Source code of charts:
........

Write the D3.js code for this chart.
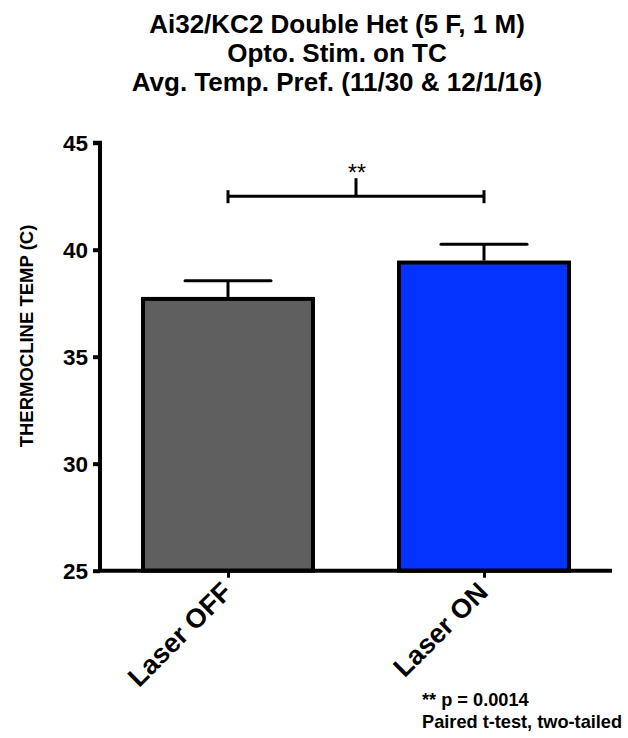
<!DOCTYPE html>
<html><head><meta charset="utf-8">
<script src="https://cdn.jsdelivr.net/npm/d3@7"></script>
<style>body{margin:0;background:#fff}svg{display:block}svg text{font-family:"Liberation Sans",Arial,sans-serif}</style>
</head><body>
<script>
const categories = ["Laser OFF", "Laser ON"];
const means = [37.7, 39.4];
const sems = [0.85, 0.85];
const barColors = ["#5f5f5f", "#0433ff"];
const yTicks = [25, 30, 35, 40, 45];
const titleLines = ["Ai32/KC2 Double Het (5 F, 1 M)", "Opto. Stim. on TC", "Avg. Temp. Pref. (11/30 & 12/1/16)"];
const sigLevel = 42.5;
const sigLabel = "**";
const footnote = ["** p = 0.0014", "Paired t-test, two-tailed"];

const W = 628, H = 738;
const FONT = '"Liberation Sans", Arial, sans-serif';
const svg = d3.select("body").append("svg").attr("width", W).attr("height", H);

const x = d3.scalePoint().domain(categories).range([100, 612]).padding(0.5);
const y = d3.scaleLinear().domain([25, 45]).range([570.7, 142.7]);
const barW = x.step() * 0.664;

// title
svg.append("g").selectAll("text").data(titleLines).join("text")
  .attr("x", 337).attr("y", (d, i) => 33 + i * 29)
  .attr("text-anchor", "middle").attr("font-size", 26).attr("font-weight", "bold")
  .text(d => d);

// bars
svg.append("g").selectAll("rect").data(means).join("rect")
  .attr("x", (d, i) => x(categories[i]) - barW / 2)
  .attr("y", d => y(d))
  .attr("width", barW)
  .attr("height", d => y(25) - y(d))
  .attr("fill", (d, i) => barColors[i])
  .attr("stroke", "#000").attr("stroke-width", 4);

// error bars
const eb = svg.append("g").attr("stroke", "#000").attr("stroke-width", 3);
means.forEach((m, i) => {
  const cx = x(categories[i]);
  eb.append("line").attr("x1", cx).attr("x2", cx).attr("y1", y(m) - 2).attr("y2", y(m + sems[i]));
  eb.append("line").attr("x1", cx - 43).attr("x2", cx + 43).attr("y1", y(m + sems[i])).attr("y2", y(m + sems[i])).attr("stroke-linecap", "round");
});

// y axis
const yAxis = svg.append("g").attr("transform", "translate(100,0)")
  .call(d3.axisLeft(y).tickValues(yTicks).tickSize(7).tickPadding(5));
yAxis.select(".domain").attr("stroke-width", 4).attr("d", `M-7,${y(45)}H0V${y(25)}`);
yAxis.selectAll(".tick line").attr("stroke-width", 4);
yAxis.selectAll(".tick text").attr("font-size", 22.5).attr("font-weight", "bold").attr("fill", "#000")
  .attr("font-family", FONT).attr("dy", "0.36em");

// x axis
const xAxis = svg.append("g").attr("transform", `translate(0,${y(25)})`)
  .call(d3.axisBottom(x).tickSize(7).tickPadding(6));
xAxis.select(".domain").attr("stroke-width", 4).attr("d", "M98,0H612");
xAxis.selectAll(".tick line").attr("stroke-width", 3);
xAxis.selectAll(".tick text").attr("font-size", 27).attr("font-weight", "bold").attr("fill", "#000")
  .attr("font-family", FONT)
  .attr("text-anchor", "end").attr("dy", null).attr("y", 0).attr("x", 0)
  .attr("transform", "translate(5,23) rotate(-45)");

// y axis title
svg.append("text").attr("transform", "translate(33,336) rotate(-90)")
  .attr("text-anchor", "middle").attr("font-size", 18.5).attr("font-weight", "bold")
  .text("THERMOCLINE TEMP (C)");

// significance bracket
const x1 = x(categories[0]), x2 = x(categories[1]), sy = y(sigLevel);
const sg = svg.append("g").attr("stroke", "#000").attr("stroke-width", 3).attr("fill", "none");
sg.append("line").attr("x1", x1).attr("x2", x2).attr("y1", sy).attr("y2", sy);
sg.append("line").attr("x1", x1).attr("x2", x1).attr("y1", sy - 6).attr("y2", sy + 7);
sg.append("line").attr("x1", x2).attr("x2", x2).attr("y1", sy - 6).attr("y2", sy + 7);
sg.append("line").attr("x1", (x1 + x2) / 2).attr("x2", (x1 + x2) / 2).attr("y1", sy).attr("y2", sy - 18);
svg.append("text").attr("x", (x1 + x2) / 2 + 1).attr("y", 181)
  .attr("text-anchor", "middle").attr("font-size", 23).text(sigLabel);

// footnote
svg.append("g").selectAll("text").data(footnote).join("text")
  .attr("x", 422).attr("y", (d, i) => 706 + i * 22)
  .attr("font-size", 18.2).attr("font-weight", "bold").text(d => d);
</script>
</body></html>
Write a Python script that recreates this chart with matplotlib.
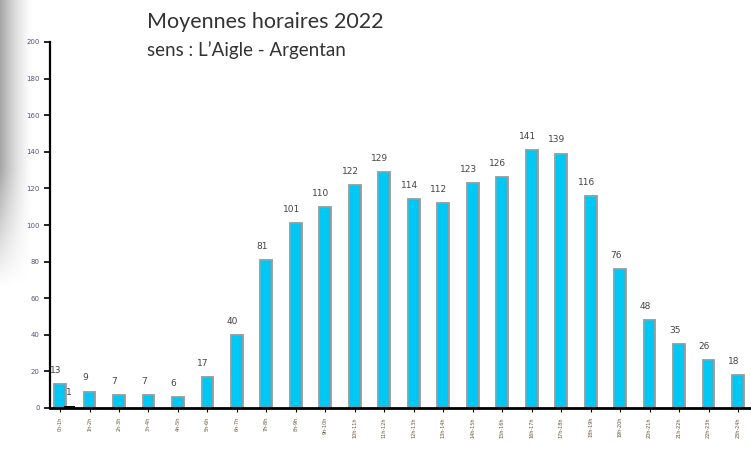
import numpy as np
import matplotlib.pyplot as plt

# moyennes horaires 2022, sens L'Aigle - Argentan
heures = ['0h-1h', '1h-2h', '2h-3h', '3h-4h', '4h-5h', '5h-6h', '6h-7h', '7h-8h',
          '8h-9h', '9h-10h', '10h-11h', '11h-12h', '12h-13h', '13h-14h', '14h-15h',
          '15h-16h', '16h-17h', '17h-18h', '18h-19h', '19h-20h', '20h-21h',
          '21h-22h', '22h-23h', '23h-24h']
vl = [13, 9, 7, 7, 6, 17, 40, 81, 101, 110, 122, 129, 114, 112, 123, 126,
      141, 139, 116, 76, 48, 35, 26, 18]
pl = [1, 0, 0, 0, 0, 0, 0, 0, 0, 0, 0, 0, 0, 0, 0, 0, 0, 0, 0, 0, 0, 0, 0, 0]

fig = plt.figure(figsize=(7.51, 4.51), dpi=100)

# ombre grise a gauche, qui s'efface vers le bas
sh = fig.add_axes([0, 0.25, 0.045, 0.75])
gx = np.linspace(0, 1, 64)
gy = np.linspace(0, 1, 128)
X, Y = np.meshgrid(gx, gy)
dark = (1 - X) ** 1.5 * np.clip((0.85 - Y) / 0.35, 0, 1) * 0.35
img = 1 - np.clip(dark, 0, 1)
sh.imshow(img, cmap='gray', vmin=0, vmax=1, aspect='auto', origin='upper')
sh.axis('off')

ax = fig.add_axes([50 / 751, 43 / 451, 701 / 751, 366 / 451])
x = np.arange(len(vl))
ax.bar(x, vl, width=0.4, color='#00C8F5', edgecolor='#9a9a9a', linewidth=1.3, zorder=2)
ax.bar(x + 0.32, pl, width=0.38, color='black', zorder=3)

for i, v in enumerate(vl):
    ax.text(i - 0.15, v + 5, str(v), ha='center', va='bottom', fontsize=6.5, color='#444444')
for i, v in enumerate(pl):
    if v > 0:
        ax.text(i + 0.3, v + 5, str(v), ha='center', va='bottom', fontsize=6.5, color='#444444')

ax.set_xlim(-0.34, 23.44)
ax.set_ylim(0, 200)
ax.set_yticks(range(0, 201, 20))
ax.tick_params(axis='y', labelsize=5, colors='black', labelcolor='#555577', length=4, width=1.2)
ax.set_xticks(x)
ax.set_xticklabels(heures, rotation=90, fontsize=3.5, color='#665533')
ax.tick_params(axis='x', length=3, width=0.8)
for s in ['top', 'right']:
    ax.spines[s].set_visible(False)
ax.spines['left'].set_linewidth(1.6)
ax.spines['bottom'].set_linewidth(2)

fig.text(147 / 751, 1 - 22 / 451, 'Moyennes horaires 2022', fontsize=15.5,
         family='Lato', color='#333333', va='center')
fig.text(147 / 751, 1 - 50 / 451, 'sens : L\u2019Aigle - Argentan', fontsize=13.5,
         family='Lato', color='#333333', va='center')

fig.savefig('out.png', dpi=100)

........

DIRECTIONS ▸ Filter the records, keeping only lines that contain "Write", and show those lines.

RESULT OF THIS EXERCISE ▸
Write the D3.js code for this chart.
Write a Python script that recreates this chart with matplotlib.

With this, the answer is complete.